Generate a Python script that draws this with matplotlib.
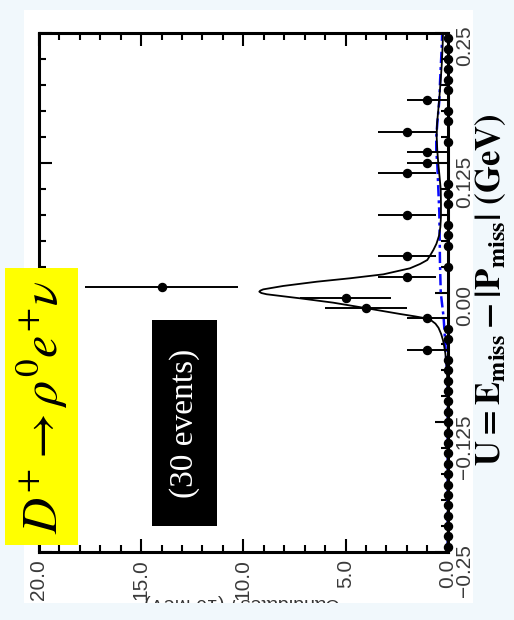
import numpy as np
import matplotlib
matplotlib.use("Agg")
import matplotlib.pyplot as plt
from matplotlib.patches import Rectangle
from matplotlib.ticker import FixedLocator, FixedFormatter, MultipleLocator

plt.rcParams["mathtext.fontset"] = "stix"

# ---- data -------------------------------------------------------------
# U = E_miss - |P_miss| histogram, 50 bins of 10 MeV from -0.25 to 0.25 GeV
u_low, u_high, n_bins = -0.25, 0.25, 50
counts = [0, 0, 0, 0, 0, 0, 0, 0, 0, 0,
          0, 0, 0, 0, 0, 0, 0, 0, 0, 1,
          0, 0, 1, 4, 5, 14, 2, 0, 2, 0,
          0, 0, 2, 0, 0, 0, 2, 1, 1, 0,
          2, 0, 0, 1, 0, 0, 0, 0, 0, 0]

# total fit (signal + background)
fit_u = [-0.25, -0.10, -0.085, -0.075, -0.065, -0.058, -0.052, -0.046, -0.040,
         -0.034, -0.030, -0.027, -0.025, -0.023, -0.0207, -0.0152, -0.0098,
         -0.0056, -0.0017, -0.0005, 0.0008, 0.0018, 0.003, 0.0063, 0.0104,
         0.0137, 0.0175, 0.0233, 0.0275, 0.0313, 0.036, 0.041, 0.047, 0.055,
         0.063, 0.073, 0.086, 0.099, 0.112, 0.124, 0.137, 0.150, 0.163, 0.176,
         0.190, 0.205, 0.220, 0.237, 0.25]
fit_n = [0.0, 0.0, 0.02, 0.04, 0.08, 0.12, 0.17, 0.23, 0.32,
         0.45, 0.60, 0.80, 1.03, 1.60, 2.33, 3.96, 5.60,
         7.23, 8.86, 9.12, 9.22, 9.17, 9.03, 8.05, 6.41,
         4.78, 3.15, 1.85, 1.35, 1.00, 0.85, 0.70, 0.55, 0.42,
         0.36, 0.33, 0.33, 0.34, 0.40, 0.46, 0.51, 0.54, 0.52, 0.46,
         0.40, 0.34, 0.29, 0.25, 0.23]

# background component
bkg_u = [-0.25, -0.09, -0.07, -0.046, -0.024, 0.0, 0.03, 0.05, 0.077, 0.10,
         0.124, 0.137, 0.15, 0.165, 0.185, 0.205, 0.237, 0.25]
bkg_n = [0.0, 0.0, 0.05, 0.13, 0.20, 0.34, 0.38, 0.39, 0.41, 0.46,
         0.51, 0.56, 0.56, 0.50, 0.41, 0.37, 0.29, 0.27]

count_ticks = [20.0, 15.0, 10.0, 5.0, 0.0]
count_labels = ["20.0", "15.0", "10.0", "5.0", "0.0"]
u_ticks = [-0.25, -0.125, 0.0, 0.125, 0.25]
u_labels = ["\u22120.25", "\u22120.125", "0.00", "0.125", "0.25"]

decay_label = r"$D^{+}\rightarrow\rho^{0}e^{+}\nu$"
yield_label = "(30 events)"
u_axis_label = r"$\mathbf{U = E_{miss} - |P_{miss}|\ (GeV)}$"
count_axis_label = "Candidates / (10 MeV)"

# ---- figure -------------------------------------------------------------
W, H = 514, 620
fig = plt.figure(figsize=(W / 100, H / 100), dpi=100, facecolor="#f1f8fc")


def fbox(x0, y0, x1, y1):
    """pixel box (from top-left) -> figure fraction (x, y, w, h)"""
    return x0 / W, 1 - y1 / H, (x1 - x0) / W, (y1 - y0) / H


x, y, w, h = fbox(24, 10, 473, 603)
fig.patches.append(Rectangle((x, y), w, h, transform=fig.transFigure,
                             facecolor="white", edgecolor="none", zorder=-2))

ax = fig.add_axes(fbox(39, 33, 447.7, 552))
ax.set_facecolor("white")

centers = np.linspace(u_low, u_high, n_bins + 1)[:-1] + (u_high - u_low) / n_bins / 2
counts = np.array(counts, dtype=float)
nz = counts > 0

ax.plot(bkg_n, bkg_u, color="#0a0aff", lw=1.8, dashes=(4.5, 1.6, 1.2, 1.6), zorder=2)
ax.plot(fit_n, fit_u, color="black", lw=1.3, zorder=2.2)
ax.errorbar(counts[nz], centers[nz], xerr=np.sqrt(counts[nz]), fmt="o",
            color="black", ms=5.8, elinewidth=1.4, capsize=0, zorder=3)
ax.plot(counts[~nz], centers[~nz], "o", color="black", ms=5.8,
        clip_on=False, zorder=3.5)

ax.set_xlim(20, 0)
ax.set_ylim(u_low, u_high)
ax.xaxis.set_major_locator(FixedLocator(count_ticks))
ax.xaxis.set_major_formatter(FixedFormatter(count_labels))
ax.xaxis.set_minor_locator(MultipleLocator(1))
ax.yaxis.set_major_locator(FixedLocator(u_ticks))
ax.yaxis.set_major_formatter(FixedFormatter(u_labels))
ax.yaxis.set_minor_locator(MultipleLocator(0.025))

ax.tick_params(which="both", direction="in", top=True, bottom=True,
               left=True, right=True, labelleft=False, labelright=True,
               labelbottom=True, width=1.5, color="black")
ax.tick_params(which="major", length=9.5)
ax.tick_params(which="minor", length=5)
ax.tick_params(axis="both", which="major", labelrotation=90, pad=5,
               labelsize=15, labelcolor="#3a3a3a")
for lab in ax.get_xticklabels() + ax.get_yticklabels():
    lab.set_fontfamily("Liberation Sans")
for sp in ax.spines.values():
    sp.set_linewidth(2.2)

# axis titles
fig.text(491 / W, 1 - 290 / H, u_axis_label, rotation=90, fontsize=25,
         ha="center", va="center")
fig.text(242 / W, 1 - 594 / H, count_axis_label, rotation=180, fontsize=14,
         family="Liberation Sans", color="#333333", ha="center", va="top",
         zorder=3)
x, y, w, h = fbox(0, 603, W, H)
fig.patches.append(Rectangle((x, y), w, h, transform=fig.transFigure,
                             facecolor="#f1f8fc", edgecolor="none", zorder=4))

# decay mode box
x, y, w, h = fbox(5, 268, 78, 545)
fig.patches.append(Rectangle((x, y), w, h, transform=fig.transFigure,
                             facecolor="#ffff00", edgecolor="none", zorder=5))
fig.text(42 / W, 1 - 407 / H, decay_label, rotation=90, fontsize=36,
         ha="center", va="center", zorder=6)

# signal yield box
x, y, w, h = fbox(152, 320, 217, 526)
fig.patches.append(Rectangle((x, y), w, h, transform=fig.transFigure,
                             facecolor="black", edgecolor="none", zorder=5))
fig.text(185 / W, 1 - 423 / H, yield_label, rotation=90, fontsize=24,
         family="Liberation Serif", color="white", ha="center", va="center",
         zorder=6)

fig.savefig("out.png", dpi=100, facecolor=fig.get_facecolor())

**Do this:** All of the data above should be transcribed verbatim, with pictures omitted.

**Answer to the problem:**
Generate a Python script that draws this with matplotlib.
import numpy as np
import matplotlib
matplotlib.use("Agg")
import matplotlib.pyplot as plt
from matplotlib.patches import Rectangle
from matplotlib.ticker import FixedLocator, FixedFormatter, MultipleLocator

plt.rcParams["mathtext.fontset"] = "stix"

# ---- data -------------------------------------------------------------
# U = E_miss - |P_miss| histogram, 50 bins of 10 MeV from -0.25 to 0.25 GeV
u_low, u_high, n_bins = -0.25, 0.25, 50
counts = [0, 0, 0, 0, 0, 0, 0, 0, 0, 0,
          0, 0, 0, 0, 0, 0, 0, 0, 0, 1,
          0, 0, 1, 4, 5, 14, 2, 0, 2, 0,
          0, 0, 2, 0, 0, 0, 2, 1, 1, 0,
          2, 0, 0, 1, 0, 0, 0, 0, 0, 0]

# total fit (signal + background)
fit_u = [-0.25, -0.10, -0.085, -0.075, -0.065, -0.058, -0.052, -0.046, -0.040,
         -0.034, -0.030, -0.027, -0.025, -0.023, -0.0207, -0.0152, -0.0098,
         -0.0056, -0.0017, -0.0005, 0.0008, 0.0018, 0.003, 0.0063, 0.0104,
         0.0137, 0.0175, 0.0233, 0.0275, 0.0313, 0.036, 0.041, 0.047, 0.055,
         0.063, 0.073, 0.086, 0.099, 0.112, 0.124, 0.137, 0.150, 0.163, 0.176,
         0.190, 0.205, 0.220, 0.237, 0.25]
fit_n = [0.0, 0.0, 0.02, 0.04, 0.08, 0.12, 0.17, 0.23, 0.32,
         0.45, 0.60, 0.80, 1.03, 1.60, 2.33, 3.96, 5.60,
         7.23, 8.86, 9.12, 9.22, 9.17, 9.03, 8.05, 6.41,
         4.78, 3.15, 1.85, 1.35, 1.00, 0.85, 0.70, 0.55, 0.42,
         0.36, 0.33, 0.33, 0.34, 0.40, 0.46, 0.51, 0.54, 0.52, 0.46,
         0.40, 0.34, 0.29, 0.25, 0.23]

# background component
bkg_u = [-0.25, -0.09, -0.07, -0.046, -0.024, 0.0, 0.03, 0.05, 0.077, 0.10,
         0.124, 0.137, 0.15, 0.165, 0.185, 0.205, 0.237, 0.25]
bkg_n = [0.0, 0.0, 0.05, 0.13, 0.20, 0.34, 0.38, 0.39, 0.41, 0.46,
         0.51, 0.56, 0.56, 0.50, 0.41, 0.37, 0.29, 0.27]

count_ticks = [20.0, 15.0, 10.0, 5.0, 0.0]
count_labels = ["20.0", "15.0", "10.0", "5.0", "0.0"]
u_ticks = [-0.25, -0.125, 0.0, 0.125, 0.25]
u_labels = ["\u22120.25", "\u22120.125", "0.00", "0.125", "0.25"]

decay_label = r"$D^{+}\rightarrow\rho^{0}e^{+}\nu$"
yield_label = "(30 events)"
u_axis_label = r"$\mathbf{U = E_{miss} - |P_{miss}|\ (GeV)}$"
count_axis_label = "Candidates / (10 MeV)"

# ---- figure -------------------------------------------------------------
W, H = 514, 620
fig = plt.figure(figsize=(W / 100, H / 100), dpi=100, facecolor="#f1f8fc")


def fbox(x0, y0, x1, y1):
    """pixel box (from top-left) -> figure fraction (x, y, w, h)"""
    return x0 / W, 1 - y1 / H, (x1 - x0) / W, (y1 - y0) / H


x, y, w, h = fbox(24, 10, 473, 603)
fig.patches.append(Rectangle((x, y), w, h, transform=fig.transFigure,
                             facecolor="white", edgecolor="none", zorder=-2))

ax = fig.add_axes(fbox(39, 33, 447.7, 552))
ax.set_facecolor("white")

centers = np.linspace(u_low, u_high, n_bins + 1)[:-1] + (u_high - u_low) / n_bins / 2
counts = np.array(counts, dtype=float)
nz = counts > 0

ax.plot(bkg_n, bkg_u, color="#0a0aff", lw=1.8, dashes=(4.5, 1.6, 1.2, 1.6), zorder=2)
ax.plot(fit_n, fit_u, color="black", lw=1.3, zorder=2.2)
ax.errorbar(counts[nz], centers[nz], xerr=np.sqrt(counts[nz]), fmt="o",
            color="black", ms=5.8, elinewidth=1.4, capsize=0, zorder=3)
ax.plot(counts[~nz], centers[~nz], "o", color="black", ms=5.8,
        clip_on=False, zorder=3.5)

ax.set_xlim(20, 0)
ax.set_ylim(u_low, u_high)
ax.xaxis.set_major_locator(FixedLocator(count_ticks))
ax.xaxis.set_major_formatter(FixedFormatter(count_labels))
ax.xaxis.set_minor_locator(MultipleLocator(1))
ax.yaxis.set_major_locator(FixedLocator(u_ticks))
ax.yaxis.set_major_formatter(FixedFormatter(u_labels))
ax.yaxis.set_minor_locator(MultipleLocator(0.025))

ax.tick_params(which="both", direction="in", top=True, bottom=True,
               left=True, right=True, labelleft=False, labelright=True,
               labelbottom=True, width=1.5, color="black")
ax.tick_params(which="major", length=9.5)
ax.tick_params(which="minor", length=5)
ax.tick_params(axis="both", which="major", labelrotation=90, pad=5,
               labelsize=15, labelcolor="#3a3a3a")
for lab in ax.get_xticklabels() + ax.get_yticklabels():
    lab.set_fontfamily("Liberation Sans")
for sp in ax.spines.values():
    sp.set_linewidth(2.2)

# axis titles
fig.text(491 / W, 1 - 290 / H, u_axis_label, rotation=90, fontsize=25,
         ha="center", va="center")
fig.text(242 / W, 1 - 594 / H, count_axis_label, rotation=180, fontsize=14,
         family="Liberation Sans", color="#333333", ha="center", va="top",
         zorder=3)
x, y, w, h = fbox(0, 603, W, H)
fig.patches.append(Rectangle((x, y), w, h, transform=fig.transFigure,
                             facecolor="#f1f8fc", edgecolor="none", zorder=4))

# decay mode box
x, y, w, h = fbox(5, 268, 78, 545)
fig.patches.append(Rectangle((x, y), w, h, transform=fig.transFigure,
                             facecolor="#ffff00", edgecolor="none", zorder=5))
fig.text(42 / W, 1 - 407 / H, decay_label, rotation=90, fontsize=36,
         ha="center", va="center", zorder=6)

# signal yield box
x, y, w, h = fbox(152, 320, 217, 526)
fig.patches.append(Rectangle((x, y), w, h, transform=fig.transFigure,
                             facecolor="black", edgecolor="none", zorder=5))
fig.text(185 / W, 1 - 423 / H, yield_label, rotation=90, fontsize=24,
         family="Liberation Serif", color="white", ha="center", va="center",
         zorder=6)

fig.savefig("out.png", dpi=100, facecolor=fig.get_facecolor())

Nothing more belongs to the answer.